The quick success of the All-Stars helped point the way for other amplified “new music” groups. The 21st century saw the formation of bands like Crash Ensemble, who showed up to marathons with well-drilled performances of obscure works by minimalist titans like Terry Riley.

Other icons from the era that predated the Bang On A Can collective began taking notice of the vibrant work being done at the marathons, and eventually became collaborators themselves. Vocalist-composer Meredith Monk’s “Three Heavens and Hells”—a piece for the Young People’s Chorus of New York— was performed at the 2007 marathon, with the composer in attendance.

The surge in adventurous new groups has continued in recent years. The 2012 marathon played host to a powerhouse, six-piano ensemble, dubbed Grand Band. Including new-music virtuosos like pianist Vicky Chow, the group displayed their mastery of multiple-piano works by Julius Eastman and Steve Reich. They also delivered a stunning interpretation of Wolfe’s “My Lips from Speaking.” Based on sliced-up shards of chords heard at the opening of Aretha Franklin’s “Think,” Wolfe’s writing slowly makes room for touches of gospel-influenced piano (which the pianists in Grand Band bring across with bluesy, modernist power).

With her own Pulitzer Prize for composition on her mantle, Wolfe now fields invitations to write for the same New York Philharmonic that couldn’t quite take her colleague’s advice about Braxton, back in the 1980s. To some degree, they all feel vindicated. “There are some movements that we’ve been part of that have been very successful,” Lang says. “Concerts that mix different conceptions of music and different genres of music, and different ideologies of music, that’s really common now. And that’s really good. I think experimental music and clubs where you drink beer—that seems like something that everybody accepts now.”

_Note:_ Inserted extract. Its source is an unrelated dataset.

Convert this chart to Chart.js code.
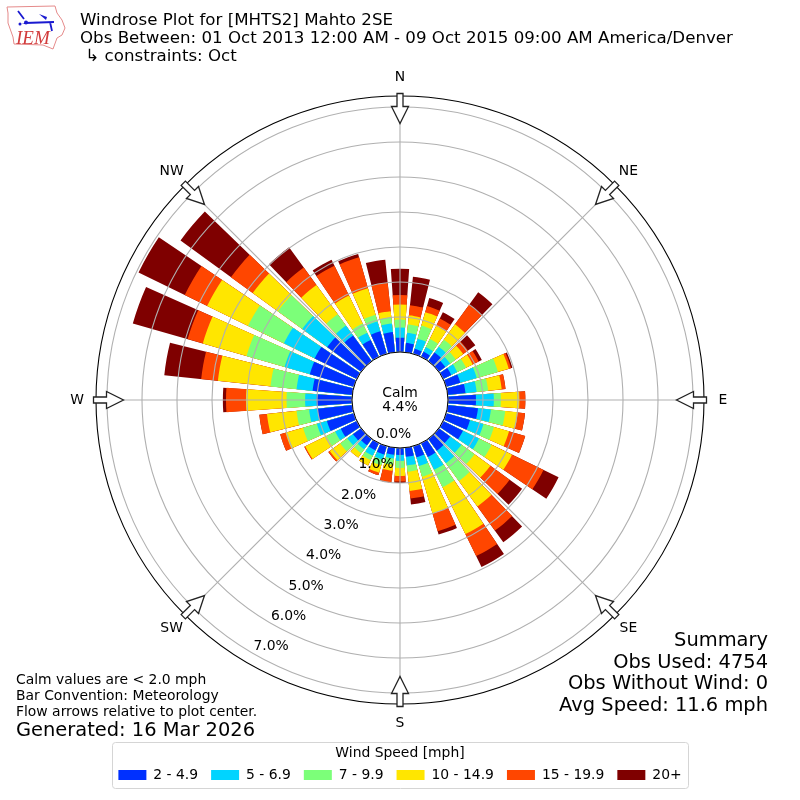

But the organization’s co-founders don’t see their job as complete yet. “There’s a lot of growth in the audience-building and the advocacy world for us,” Lang adds. “We’ve gotta figure out what those things are.”

In part, the collective’s decision to digitize their vast archive of marathon concerts—a process that will be ongoing, in the coming months and years—is yet another organizing project. It’s a way for the collective to show what they’ve already helped to put together, and a way to model that same history for other potential allies. Making this history accessible, as part of the Cantaloupe label’s subscription program, ensures that interested audiences will be exposed to music by younger composers, as well. (An upcoming album by the piano-drums-bass trio Bearthoven focuses on twenty-something composers, and is slated for release on Cantaloupe this Spring.) And of course there is the next marathon setlist to finalize, before May 6 rolls around.

“I think there’s still a lot to do,” Lang says. “We’ve tried to be as open as possible—and a lot of what we’ve been focusing on is building new audiences. I think that now, in our political world, there’s definitely a need for organizations that can bring a lot of people together, to do something positive and optimistic and good. And I’d love to be able to take this to all sorts of other kinds of places and communities. Be a positive model for people who come together to do something which our corporate overlords have told us is completely useless. I feel like music education in general—and experimental music in particular—it’s something that no one can prove they need, but which everybody needs.”